[What to produce]:
Each line below should be retyped exactly, with no pictures.

--- start of Provided material ---

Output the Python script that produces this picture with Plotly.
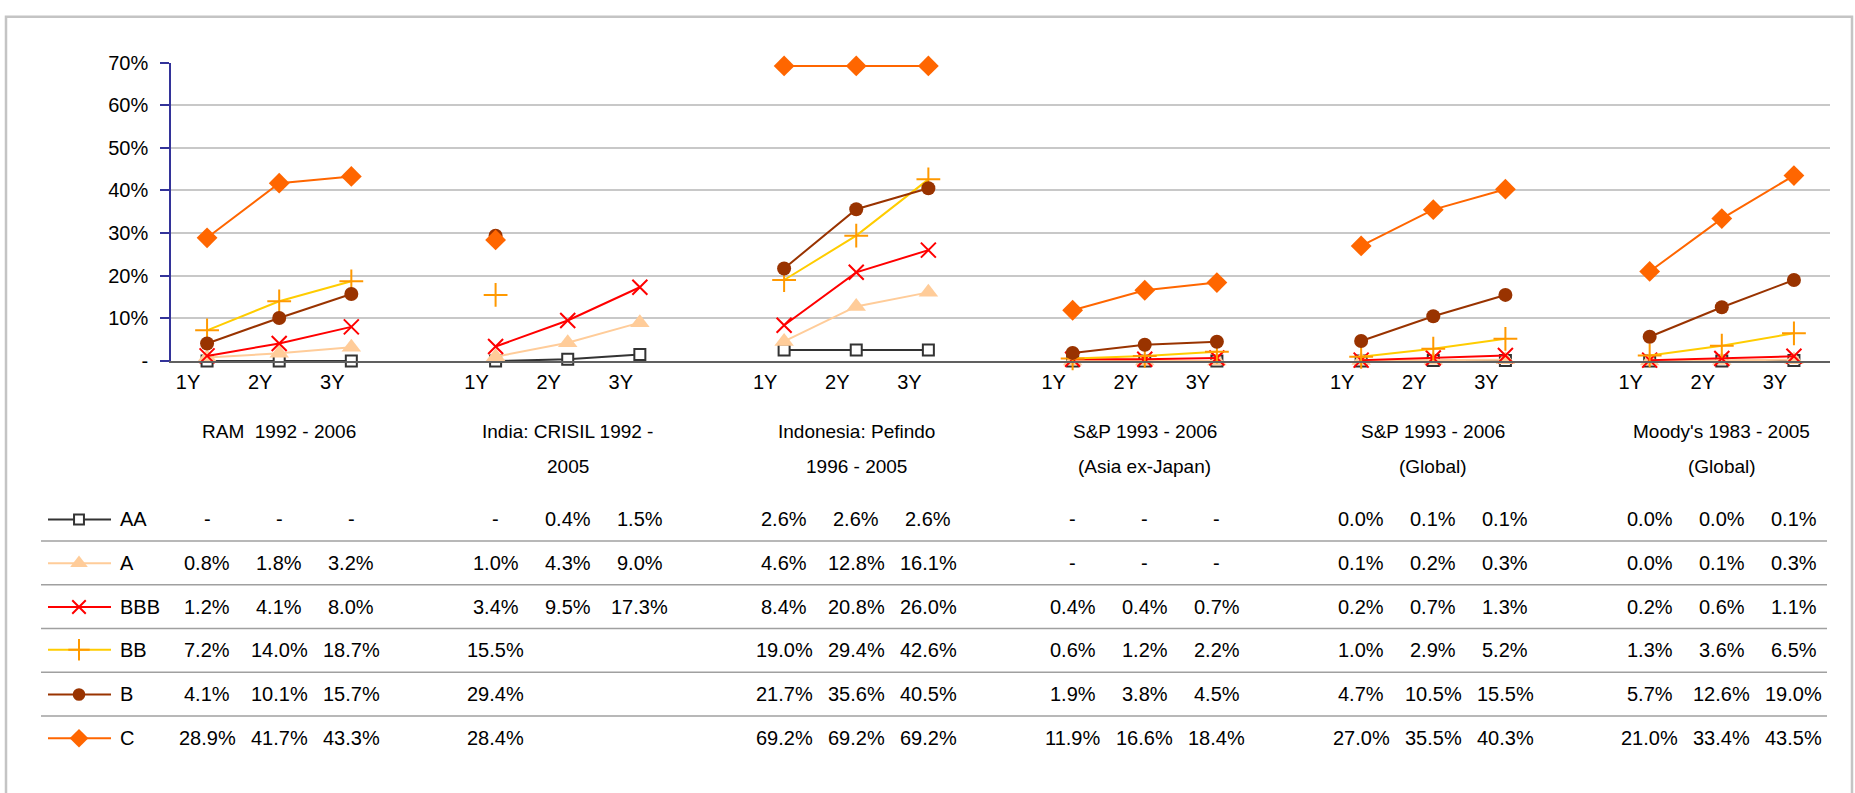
import plotly.graph_objects as go

W, H = 1855, 793

# ---------------- data ----------------
tenors = ["1Y", "2Y", "3Y"]
group_titles = [
    ("RAM  1992 - 2006", ""),
    ("India: CRISIL 1992 -", "2005"),
    ("Indonesia: Pefindo", "1996 - 2005"),
    ("S&P 1993 - 2006", "(Asia ex-Japan)"),
    ("S&P 1993 - 2006", "(Global)"),
    ("Moody's 1983 - 2005", "(Global)"),
]
# zero shown as "-" in the table for these groups
zero_as_dash = [True, True, True, True, False, False]

ratings = ["AA", "A", "BBB", "BB", "B", "C"]

aa = [[0, 0, 0], [0, 0.4, 1.5], [2.6, 2.6, 2.6], [0, 0, 0], [0.0, 0.1, 0.1], [0.0, 0.0, 0.1]]
a = [[0.8, 1.8, 3.2], [1.0, 4.3, 9.0], [4.6, 12.8, 16.1], [0, 0, 0], [0.1, 0.2, 0.3], [0.0, 0.1, 0.3]]
bbb = [[1.2, 4.1, 8.0], [3.4, 9.5, 17.3], [8.4, 20.8, 26.0], [0.4, 0.4, 0.7], [0.2, 0.7, 1.3], [0.2, 0.6, 1.1]]
bb = [[7.2, 14.0, 18.7], [15.5, None, None], [19.0, 29.4, 42.6], [0.6, 1.2, 2.2], [1.0, 2.9, 5.2], [1.3, 3.6, 6.5]]
b = [[4.1, 10.1, 15.7], [29.4, None, None], [21.7, 35.6, 40.5], [1.9, 3.8, 4.5], [4.7, 10.5, 15.5], [5.7, 12.6, 19.0]]
c = [[28.9, 41.7, 43.3], [28.4, None, None], [69.2, 69.2, 69.2], [11.9, 16.6, 18.4], [27.0, 35.5, 40.3], [21.0, 33.4, 43.5]]

series = [aa, a, bbb, bb, b, c]

y_ticks = [0, 10, 20, 30, 40, 50, 60, 70]
y_ticktext = ["-", "10%", "20%", "30%", "40%", "50%", "60%", "70%"]

# ---------------- styles ----------------
styles = {
    "AA": dict(line="#333333", mcolor="white", mline="#333333", symbol="square", size=11, mlw=2),
    "A": dict(line="#FFCC99", mcolor="#FFCC99", mline="#FFCC99", symbol="triangle-up", size=17, mlw=0),
    "BBB": dict(line="#FF0000", mcolor="#FF0000", mline="#FF0000", symbol="x-thin", size=15, mlw=2),
    "BB": dict(line="#FFCC00", mcolor="#FF9900", mline="#FF9900", symbol="cross-thin", size=17, mlw=2),
    "B": dict(line="#993300", mcolor="#993300", mline="#993300", symbol="circle", size=14, mlw=0),
    "C": dict(line="#FF6600", mcolor="#FF6600", mline="#FF6600", symbol="diamond", size=16, mlw=0),
}

FONT = "Liberation Sans, Arial, sans-serif"
n_groups = len(group_titles)
gap = 4  # 3 tenors + one blank category


def px_to_py(p):
    return 1 - p / H


# plot area (pixels)
L, R, T, B = 171, 1830, 53, 360

fig = go.Figure()

for name, data in zip(ratings, series):
    st = styles[name]
    xs, ys = [], []
    for g in range(n_groups):
        for k in range(3):
            xs.append(g * gap + k)
            ys.append(data[g][k])
        xs.append(g * gap + 3)
        ys.append(None)
    fig.add_trace(go.Scatter(
        x=xs, y=ys, mode="lines+markers", name=name,
        line=dict(color=st["line"], width=2),
        marker=dict(symbol=st["symbol"], size=st["size"], color=st["mcolor"],
                    line=dict(color=st["mline"], width=st["mlw"])),
        cliponaxis=False, connectgaps=False, showlegend=False,
        xaxis="x", yaxis="y",
    ))

# legend samples inside the table (overlay pixel axes)
row_y = [523, 568, 613, 657, 703, 748]
for name, ry in zip(ratings, row_y):
    st = styles[name]
    fig.add_trace(go.Scatter(
        x=[48, 111], y=[ry, ry], mode="lines",
        line=dict(color=st["line"], width=2),
        cliponaxis=False, showlegend=False, hoverinfo="skip",
        xaxis="x2", yaxis="y2",
    ))
    fig.add_trace(go.Scatter(
        x=[79], y=[ry], mode="markers",
        marker=dict(symbol=st["symbol"], size=st["size"] * 0.9, color=st["mcolor"],
                    line=dict(color=st["mline"], width=st["mlw"])),
        cliponaxis=False, showlegend=False, hoverinfo="skip",
        xaxis="x2", yaxis="y2",
    ))

annotations = []
# group titles
for g, (l1, l2) in enumerate(group_titles):
    xc = g * gap + 1
    annotations.append(dict(x=xc, xref="x", y=px_to_py(433), yref="paper", text=l1,
                            showarrow=False, font=dict(size=19, family=FONT, color="black"),
                            xanchor="center", yanchor="middle"))
    if l2:
        annotations.append(dict(x=xc, xref="x", y=px_to_py(468), yref="paper", text=l2,
                                showarrow=False, font=dict(size=19, family=FONT, color="black"),
                                xanchor="center", yanchor="middle"))

# table values
for name, data, ry in zip(ratings, series, row_y):
    annotations.append(dict(x=118 / W, xref="paper", y=px_to_py(ry), yref="paper", text=name,
                            showarrow=False, font=dict(size=20, family=FONT, color="black"),
                            xanchor="left", yanchor="middle"))
    for g in range(n_groups):
        for k in range(3):
            v = data[g][k]
            if v is None:
                continue
            txt = "-" if (v == 0 and zero_as_dash[g]) else f"{v:.1f}%"
            annotations.append(dict(x=g * gap + k, xref="x", y=px_to_py(ry), yref="paper", text=txt,
                                    showarrow=False, font=dict(size=20, family=FONT, color="black"),
                                    xanchor="center", yanchor="middle"))

shapes = []
# separator lines of the table
for sy in [545, 590, 635, 680, 725]:
    shapes.append(dict(type="line", xref="paper", yref="paper", x0=41 / W, x1=1827 / W,
                       y0=px_to_py(sy), y1=px_to_py(sy), line=dict(color="#A0A0A0", width=1.5)))
# outer chart border
shapes.append(dict(type="rect", xref="paper", yref="paper", x0=6 / W, x1=1852 / W,
                   y0=-0.02, y1=px_to_py(6), line=dict(color="#C4C4C4", width=2.5)))

fig.update_layout(
    width=W, height=H, autosize=False,
    margin=dict(l=0, r=0, t=0, b=0),
    paper_bgcolor="white", plot_bgcolor="rgba(0,0,0,0)",
    font=dict(family=FONT, size=20, color="black"),
    showlegend=False,
    xaxis=dict(domain=[L / W, R / W], range=[-0.5, n_groups * gap - 1 - 0.5],
               tickmode="array",
               tickvals=[g * gap + k for g in range(n_groups) for k in range(3)],
               ticktext=[t for g in range(n_groups) for t in tenors],
               showgrid=False, zeroline=False, showline=True, linecolor="#606060", linewidth=2,
               ticks="", ticklabelshift=-19, ticklabelstandoff=2,
               tickfont=dict(size=20, family=FONT, color="black"), anchor="y"),
    yaxis=dict(domain=[1 - B / H, 1 - T / H], range=[0, 70],
               tickmode="array", tickvals=y_ticks, ticktext=y_ticktext,
               showgrid=True, gridcolor="#C8C8C8", gridwidth=1.5, zeroline=False,
               showline=True, linecolor="#333399", linewidth=1.5,
               ticks="outside", ticklen=9, tickcolor="#333399", tickwidth=1.5,
               ticklabelstandoff=8,
               tickfont=dict(size=20, family=FONT, color="black"), anchor="x"),
    xaxis2=dict(domain=[0, 1], range=[0, W], visible=False, anchor="y2", fixedrange=True),
    yaxis2=dict(domain=[0, 1], range=[H, 0], visible=False, anchor="x2", fixedrange=True),
    annotations=annotations,
    shapes=shapes,
)

fig.write_html("out.html")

--- end of Provided material ---

[Complete response]:
Output the Python script that produces this picture with Plotly.
import plotly.graph_objects as go

W, H = 1855, 793

# ---------------- data ----------------
tenors = ["1Y", "2Y", "3Y"]
group_titles = [
    ("RAM  1992 - 2006", ""),
    ("India: CRISIL 1992 -", "2005"),
    ("Indonesia: Pefindo", "1996 - 2005"),
    ("S&P 1993 - 2006", "(Asia ex-Japan)"),
    ("S&P 1993 - 2006", "(Global)"),
    ("Moody's 1983 - 2005", "(Global)"),
]
# zero shown as "-" in the table for these groups
zero_as_dash = [True, True, True, True, False, False]

ratings = ["AA", "A", "BBB", "BB", "B", "C"]

aa = [[0, 0, 0], [0, 0.4, 1.5], [2.6, 2.6, 2.6], [0, 0, 0], [0.0, 0.1, 0.1], [0.0, 0.0, 0.1]]
a = [[0.8, 1.8, 3.2], [1.0, 4.3, 9.0], [4.6, 12.8, 16.1], [0, 0, 0], [0.1, 0.2, 0.3], [0.0, 0.1, 0.3]]
bbb = [[1.2, 4.1, 8.0], [3.4, 9.5, 17.3], [8.4, 20.8, 26.0], [0.4, 0.4, 0.7], [0.2, 0.7, 1.3], [0.2, 0.6, 1.1]]
bb = [[7.2, 14.0, 18.7], [15.5, None, None], [19.0, 29.4, 42.6], [0.6, 1.2, 2.2], [1.0, 2.9, 5.2], [1.3, 3.6, 6.5]]
b = [[4.1, 10.1, 15.7], [29.4, None, None], [21.7, 35.6, 40.5], [1.9, 3.8, 4.5], [4.7, 10.5, 15.5], [5.7, 12.6, 19.0]]
c = [[28.9, 41.7, 43.3], [28.4, None, None], [69.2, 69.2, 69.2], [11.9, 16.6, 18.4], [27.0, 35.5, 40.3], [21.0, 33.4, 43.5]]

series = [aa, a, bbb, bb, b, c]

y_ticks = [0, 10, 20, 30, 40, 50, 60, 70]
y_ticktext = ["-", "10%", "20%", "30%", "40%", "50%", "60%", "70%"]

# ---------------- styles ----------------
styles = {
    "AA": dict(line="#333333", mcolor="white", mline="#333333", symbol="square", size=11, mlw=2),
    "A": dict(line="#FFCC99", mcolor="#FFCC99", mline="#FFCC99", symbol="triangle-up", size=17, mlw=0),
    "BBB": dict(line="#FF0000", mcolor="#FF0000", mline="#FF0000", symbol="x-thin", size=15, mlw=2),
    "BB": dict(line="#FFCC00", mcolor="#FF9900", mline="#FF9900", symbol="cross-thin", size=17, mlw=2),
    "B": dict(line="#993300", mcolor="#993300", mline="#993300", symbol="circle", size=14, mlw=0),
    "C": dict(line="#FF6600", mcolor="#FF6600", mline="#FF6600", symbol="diamond", size=16, mlw=0),
}

FONT = "Liberation Sans, Arial, sans-serif"
n_groups = len(group_titles)
gap = 4  # 3 tenors + one blank category


def px_to_py(p):
    return 1 - p / H


# plot area (pixels)
L, R, T, B = 171, 1830, 53, 360

fig = go.Figure()

for name, data in zip(ratings, series):
    st = styles[name]
    xs, ys = [], []
    for g in range(n_groups):
        for k in range(3):
            xs.append(g * gap + k)
            ys.append(data[g][k])
        xs.append(g * gap + 3)
        ys.append(None)
    fig.add_trace(go.Scatter(
        x=xs, y=ys, mode="lines+markers", name=name,
        line=dict(color=st["line"], width=2),
        marker=dict(symbol=st["symbol"], size=st["size"], color=st["mcolor"],
                    line=dict(color=st["mline"], width=st["mlw"])),
        cliponaxis=False, connectgaps=False, showlegend=False,
        xaxis="x", yaxis="y",
    ))

# legend samples inside the table (overlay pixel axes)
row_y = [523, 568, 613, 657, 703, 748]
for name, ry in zip(ratings, row_y):
    st = styles[name]
    fig.add_trace(go.Scatter(
        x=[48, 111], y=[ry, ry], mode="lines",
        line=dict(color=st["line"], width=2),
        cliponaxis=False, showlegend=False, hoverinfo="skip",
        xaxis="x2", yaxis="y2",
    ))
    fig.add_trace(go.Scatter(
        x=[79], y=[ry], mode="markers",
        marker=dict(symbol=st["symbol"], size=st["size"] * 0.9, color=st["mcolor"],
                    line=dict(color=st["mline"], width=st["mlw"])),
        cliponaxis=False, showlegend=False, hoverinfo="skip",
        xaxis="x2", yaxis="y2",
    ))

annotations = []
# group titles
for g, (l1, l2) in enumerate(group_titles):
    xc = g * gap + 1
    annotations.append(dict(x=xc, xref="x", y=px_to_py(433), yref="paper", text=l1,
                            showarrow=False, font=dict(size=19, family=FONT, color="black"),
                            xanchor="center", yanchor="middle"))
    if l2:
        annotations.append(dict(x=xc, xref="x", y=px_to_py(468), yref="paper", text=l2,
                                showarrow=False, font=dict(size=19, family=FONT, color="black"),
                                xanchor="center", yanchor="middle"))

# table values
for name, data, ry in zip(ratings, series, row_y):
    annotations.append(dict(x=118 / W, xref="paper", y=px_to_py(ry), yref="paper", text=name,
                            showarrow=False, font=dict(size=20, family=FONT, color="black"),
                            xanchor="left", yanchor="middle"))
    for g in range(n_groups):
        for k in range(3):
            v = data[g][k]
            if v is None:
                continue
            txt = "-" if (v == 0 and zero_as_dash[g]) else f"{v:.1f}%"
            annotations.append(dict(x=g * gap + k, xref="x", y=px_to_py(ry), yref="paper", text=txt,
                                    showarrow=False, font=dict(size=20, family=FONT, color="black"),
                                    xanchor="center", yanchor="middle"))

shapes = []
# separator lines of the table
for sy in [545, 590, 635, 680, 725]:
    shapes.append(dict(type="line", xref="paper", yref="paper", x0=41 / W, x1=1827 / W,
                       y0=px_to_py(sy), y1=px_to_py(sy), line=dict(color="#A0A0A0", width=1.5)))
# outer chart border
shapes.append(dict(type="rect", xref="paper", yref="paper", x0=6 / W, x1=1852 / W,
                   y0=-0.02, y1=px_to_py(6), line=dict(color="#C4C4C4", width=2.5)))

fig.update_layout(
    width=W, height=H, autosize=False,
    margin=dict(l=0, r=0, t=0, b=0),
    paper_bgcolor="white", plot_bgcolor="rgba(0,0,0,0)",
    font=dict(family=FONT, size=20, color="black"),
    showlegend=False,
    xaxis=dict(domain=[L / W, R / W], range=[-0.5, n_groups * gap - 1 - 0.5],
               tickmode="array",
               tickvals=[g * gap + k for g in range(n_groups) for k in range(3)],
               ticktext=[t for g in range(n_groups) for t in tenors],
               showgrid=False, zeroline=False, showline=True, linecolor="#606060", linewidth=2,
               ticks="", ticklabelshift=-19, ticklabelstandoff=2,
               tickfont=dict(size=20, family=FONT, color="black"), anchor="y"),
    yaxis=dict(domain=[1 - B / H, 1 - T / H], range=[0, 70],
               tickmode="array", tickvals=y_ticks, ticktext=y_ticktext,
               showgrid=True, gridcolor="#C8C8C8", gridwidth=1.5, zeroline=False,
               showline=True, linecolor="#333399", linewidth=1.5,
               ticks="outside", ticklen=9, tickcolor="#333399", tickwidth=1.5,
               ticklabelstandoff=8,
               tickfont=dict(size=20, family=FONT, color="black"), anchor="x"),
    xaxis2=dict(domain=[0, 1], range=[0, W], visible=False, anchor="y2", fixedrange=True),
    yaxis2=dict(domain=[0, 1], range=[H, 0], visible=False, anchor="x2", fixedrange=True),
    annotations=annotations,
    shapes=shapes,
)

fig.write_html("out.html")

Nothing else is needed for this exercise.